**What you will do**.
Pull every line that holds the word "code" from the entries.

####################

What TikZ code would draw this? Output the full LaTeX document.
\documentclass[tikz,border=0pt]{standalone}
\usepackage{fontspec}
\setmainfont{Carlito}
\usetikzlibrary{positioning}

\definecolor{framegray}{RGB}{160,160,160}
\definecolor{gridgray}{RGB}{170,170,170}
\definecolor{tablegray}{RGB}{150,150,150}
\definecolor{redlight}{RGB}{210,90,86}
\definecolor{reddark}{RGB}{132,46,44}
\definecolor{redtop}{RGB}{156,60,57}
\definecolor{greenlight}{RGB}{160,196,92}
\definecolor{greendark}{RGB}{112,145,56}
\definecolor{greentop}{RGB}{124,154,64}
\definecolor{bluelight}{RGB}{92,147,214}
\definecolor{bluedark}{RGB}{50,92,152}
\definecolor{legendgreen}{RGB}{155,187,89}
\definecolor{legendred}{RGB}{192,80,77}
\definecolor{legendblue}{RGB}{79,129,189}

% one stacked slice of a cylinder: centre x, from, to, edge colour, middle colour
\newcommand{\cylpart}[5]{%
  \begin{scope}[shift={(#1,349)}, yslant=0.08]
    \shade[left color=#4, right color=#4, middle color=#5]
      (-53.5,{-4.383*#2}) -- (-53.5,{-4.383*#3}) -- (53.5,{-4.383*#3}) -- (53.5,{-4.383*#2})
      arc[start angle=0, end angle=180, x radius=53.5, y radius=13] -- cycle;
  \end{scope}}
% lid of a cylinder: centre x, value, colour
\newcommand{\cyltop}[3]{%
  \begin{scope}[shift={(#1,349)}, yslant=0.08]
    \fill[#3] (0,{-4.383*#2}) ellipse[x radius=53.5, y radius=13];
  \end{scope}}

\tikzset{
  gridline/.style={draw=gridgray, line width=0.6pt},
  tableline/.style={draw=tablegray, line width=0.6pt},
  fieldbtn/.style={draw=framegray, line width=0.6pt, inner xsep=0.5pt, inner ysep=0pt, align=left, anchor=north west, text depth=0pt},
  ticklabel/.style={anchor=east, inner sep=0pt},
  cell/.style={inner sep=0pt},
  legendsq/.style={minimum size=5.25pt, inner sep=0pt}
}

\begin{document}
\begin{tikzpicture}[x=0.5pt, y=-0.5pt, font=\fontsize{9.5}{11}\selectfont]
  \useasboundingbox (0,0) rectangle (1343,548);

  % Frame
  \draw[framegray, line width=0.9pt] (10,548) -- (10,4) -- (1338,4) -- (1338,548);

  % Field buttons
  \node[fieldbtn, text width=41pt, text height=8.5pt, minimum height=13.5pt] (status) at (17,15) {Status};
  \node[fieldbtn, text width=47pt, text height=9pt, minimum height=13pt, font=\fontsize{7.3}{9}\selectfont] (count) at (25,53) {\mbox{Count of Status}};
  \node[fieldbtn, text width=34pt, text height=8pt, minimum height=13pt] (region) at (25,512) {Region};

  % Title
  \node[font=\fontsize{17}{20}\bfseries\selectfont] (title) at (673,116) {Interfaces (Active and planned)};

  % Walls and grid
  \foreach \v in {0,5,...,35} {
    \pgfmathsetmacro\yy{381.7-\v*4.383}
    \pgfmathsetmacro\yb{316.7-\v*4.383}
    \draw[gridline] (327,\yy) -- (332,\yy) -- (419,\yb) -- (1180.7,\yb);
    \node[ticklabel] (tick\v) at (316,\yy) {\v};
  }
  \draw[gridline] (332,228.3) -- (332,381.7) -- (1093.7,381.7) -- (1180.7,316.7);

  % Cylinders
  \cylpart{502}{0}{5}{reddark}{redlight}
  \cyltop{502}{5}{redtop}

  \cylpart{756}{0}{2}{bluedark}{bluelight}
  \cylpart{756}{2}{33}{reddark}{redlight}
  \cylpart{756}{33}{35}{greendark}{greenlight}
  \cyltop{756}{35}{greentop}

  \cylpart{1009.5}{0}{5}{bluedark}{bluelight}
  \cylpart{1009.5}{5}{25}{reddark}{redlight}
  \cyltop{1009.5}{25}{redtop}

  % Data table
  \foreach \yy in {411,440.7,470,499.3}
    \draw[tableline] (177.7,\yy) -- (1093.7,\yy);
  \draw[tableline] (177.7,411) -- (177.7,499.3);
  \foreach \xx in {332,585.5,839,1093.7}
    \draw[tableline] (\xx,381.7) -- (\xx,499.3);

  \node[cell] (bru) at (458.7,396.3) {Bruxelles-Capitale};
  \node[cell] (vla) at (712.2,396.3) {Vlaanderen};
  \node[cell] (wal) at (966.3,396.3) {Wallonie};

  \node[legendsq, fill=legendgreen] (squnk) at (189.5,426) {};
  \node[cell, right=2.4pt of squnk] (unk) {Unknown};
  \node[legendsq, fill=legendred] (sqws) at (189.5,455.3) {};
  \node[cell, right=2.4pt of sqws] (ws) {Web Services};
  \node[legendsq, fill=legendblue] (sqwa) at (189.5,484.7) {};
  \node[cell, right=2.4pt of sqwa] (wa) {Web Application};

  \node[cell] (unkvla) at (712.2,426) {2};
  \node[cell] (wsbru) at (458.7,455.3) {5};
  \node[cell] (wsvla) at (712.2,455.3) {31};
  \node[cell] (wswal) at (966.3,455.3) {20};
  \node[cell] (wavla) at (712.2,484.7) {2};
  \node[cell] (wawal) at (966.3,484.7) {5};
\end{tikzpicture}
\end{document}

####################

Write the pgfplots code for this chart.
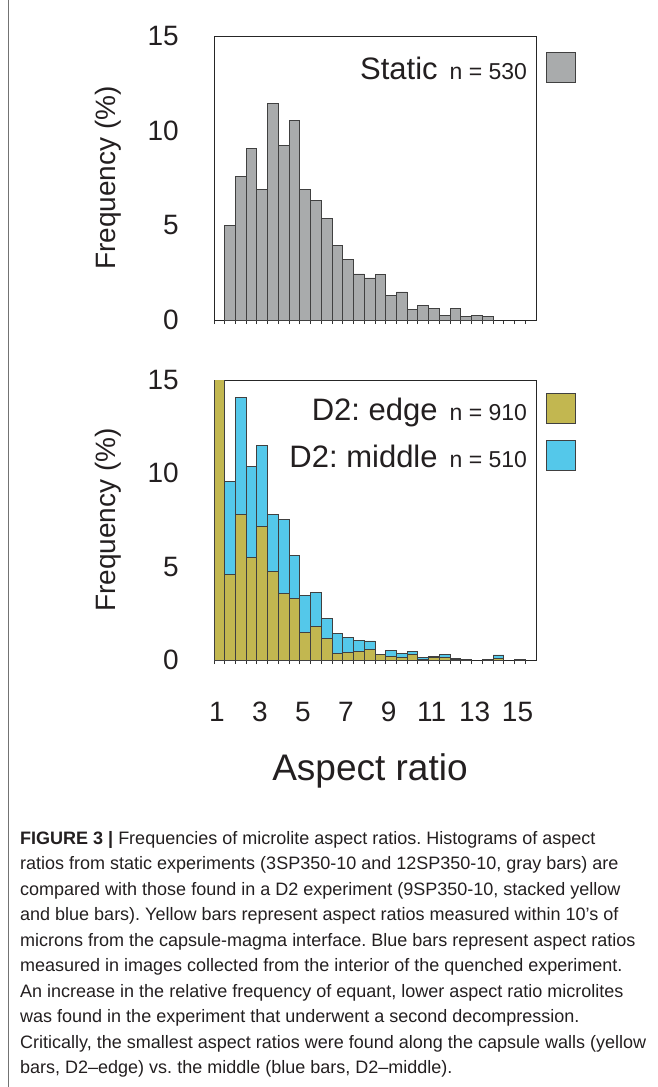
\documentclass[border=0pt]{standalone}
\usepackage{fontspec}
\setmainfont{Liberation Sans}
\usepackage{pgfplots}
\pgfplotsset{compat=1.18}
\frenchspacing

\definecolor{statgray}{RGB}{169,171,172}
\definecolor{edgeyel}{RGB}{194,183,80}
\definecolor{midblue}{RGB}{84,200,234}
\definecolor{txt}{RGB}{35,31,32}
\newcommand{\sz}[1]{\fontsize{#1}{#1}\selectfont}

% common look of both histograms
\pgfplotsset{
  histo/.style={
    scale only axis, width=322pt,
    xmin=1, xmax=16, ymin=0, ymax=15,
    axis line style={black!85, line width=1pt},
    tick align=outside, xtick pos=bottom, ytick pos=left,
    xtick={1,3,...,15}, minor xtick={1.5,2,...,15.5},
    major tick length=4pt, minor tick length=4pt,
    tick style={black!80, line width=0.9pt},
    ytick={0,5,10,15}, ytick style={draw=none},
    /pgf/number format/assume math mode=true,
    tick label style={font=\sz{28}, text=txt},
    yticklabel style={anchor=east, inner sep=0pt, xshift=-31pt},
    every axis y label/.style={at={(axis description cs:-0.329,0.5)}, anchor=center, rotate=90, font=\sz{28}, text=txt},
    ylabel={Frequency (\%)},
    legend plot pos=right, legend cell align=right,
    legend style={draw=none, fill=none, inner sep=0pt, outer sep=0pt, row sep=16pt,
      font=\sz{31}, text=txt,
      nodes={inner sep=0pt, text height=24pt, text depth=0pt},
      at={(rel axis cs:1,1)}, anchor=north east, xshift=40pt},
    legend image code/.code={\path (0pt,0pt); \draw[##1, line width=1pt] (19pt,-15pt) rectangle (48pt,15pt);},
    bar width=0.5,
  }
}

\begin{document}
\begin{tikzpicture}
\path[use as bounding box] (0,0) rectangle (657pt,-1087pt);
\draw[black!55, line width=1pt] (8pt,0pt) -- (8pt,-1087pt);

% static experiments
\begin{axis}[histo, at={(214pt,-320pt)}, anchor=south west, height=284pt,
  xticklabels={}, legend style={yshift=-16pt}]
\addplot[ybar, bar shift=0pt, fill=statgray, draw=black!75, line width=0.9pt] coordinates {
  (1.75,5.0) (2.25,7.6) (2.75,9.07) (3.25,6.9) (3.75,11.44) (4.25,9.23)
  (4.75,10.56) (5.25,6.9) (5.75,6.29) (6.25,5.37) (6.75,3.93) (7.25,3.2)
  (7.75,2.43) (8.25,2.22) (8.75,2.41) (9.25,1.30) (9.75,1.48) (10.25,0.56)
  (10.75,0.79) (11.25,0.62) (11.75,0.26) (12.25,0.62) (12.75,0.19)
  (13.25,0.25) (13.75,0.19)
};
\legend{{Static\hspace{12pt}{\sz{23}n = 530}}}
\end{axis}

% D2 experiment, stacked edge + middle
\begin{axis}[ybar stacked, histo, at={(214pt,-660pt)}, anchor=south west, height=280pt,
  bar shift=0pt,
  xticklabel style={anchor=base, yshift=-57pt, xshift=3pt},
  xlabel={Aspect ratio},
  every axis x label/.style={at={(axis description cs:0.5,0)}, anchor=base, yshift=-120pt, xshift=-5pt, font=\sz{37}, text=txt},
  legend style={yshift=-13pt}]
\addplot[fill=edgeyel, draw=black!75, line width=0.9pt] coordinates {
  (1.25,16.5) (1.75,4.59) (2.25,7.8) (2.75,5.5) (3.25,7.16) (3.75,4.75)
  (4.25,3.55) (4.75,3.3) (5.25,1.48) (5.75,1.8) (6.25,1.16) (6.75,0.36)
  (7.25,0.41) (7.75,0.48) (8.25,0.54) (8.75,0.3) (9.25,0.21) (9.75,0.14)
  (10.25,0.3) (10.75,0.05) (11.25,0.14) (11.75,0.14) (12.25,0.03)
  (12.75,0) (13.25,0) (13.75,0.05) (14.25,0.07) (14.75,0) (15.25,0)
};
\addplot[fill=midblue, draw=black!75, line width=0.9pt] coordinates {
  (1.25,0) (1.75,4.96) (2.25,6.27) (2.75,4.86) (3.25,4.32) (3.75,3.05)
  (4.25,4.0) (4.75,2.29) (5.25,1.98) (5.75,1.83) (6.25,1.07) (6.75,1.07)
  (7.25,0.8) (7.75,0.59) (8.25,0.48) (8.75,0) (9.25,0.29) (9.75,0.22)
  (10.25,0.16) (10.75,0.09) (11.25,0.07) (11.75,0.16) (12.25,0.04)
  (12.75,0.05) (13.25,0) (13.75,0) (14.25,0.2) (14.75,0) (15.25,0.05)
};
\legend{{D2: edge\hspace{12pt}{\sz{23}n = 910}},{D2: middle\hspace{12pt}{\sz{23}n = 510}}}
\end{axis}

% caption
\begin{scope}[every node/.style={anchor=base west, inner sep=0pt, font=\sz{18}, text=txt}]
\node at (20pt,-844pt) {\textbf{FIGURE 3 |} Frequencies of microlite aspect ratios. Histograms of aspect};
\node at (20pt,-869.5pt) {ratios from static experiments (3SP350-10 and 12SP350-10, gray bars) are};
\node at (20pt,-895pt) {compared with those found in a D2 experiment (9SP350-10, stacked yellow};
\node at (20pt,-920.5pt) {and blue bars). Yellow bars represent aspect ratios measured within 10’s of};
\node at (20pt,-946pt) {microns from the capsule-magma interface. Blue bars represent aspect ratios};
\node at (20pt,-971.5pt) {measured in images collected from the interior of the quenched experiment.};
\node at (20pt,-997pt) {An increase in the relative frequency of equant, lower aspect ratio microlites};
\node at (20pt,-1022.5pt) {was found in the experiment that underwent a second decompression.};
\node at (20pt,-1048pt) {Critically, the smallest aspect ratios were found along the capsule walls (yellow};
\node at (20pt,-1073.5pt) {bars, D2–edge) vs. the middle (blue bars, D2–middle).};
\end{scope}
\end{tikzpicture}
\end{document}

####################

**Worked solution**.
What TikZ code would draw this? Output the full LaTeX document.
Write the pgfplots code for this chart.
    legend image code/.code={\path (0pt,0pt); \draw[##1, line width=1pt] (19pt,-15pt) rectangle (48pt,15pt);},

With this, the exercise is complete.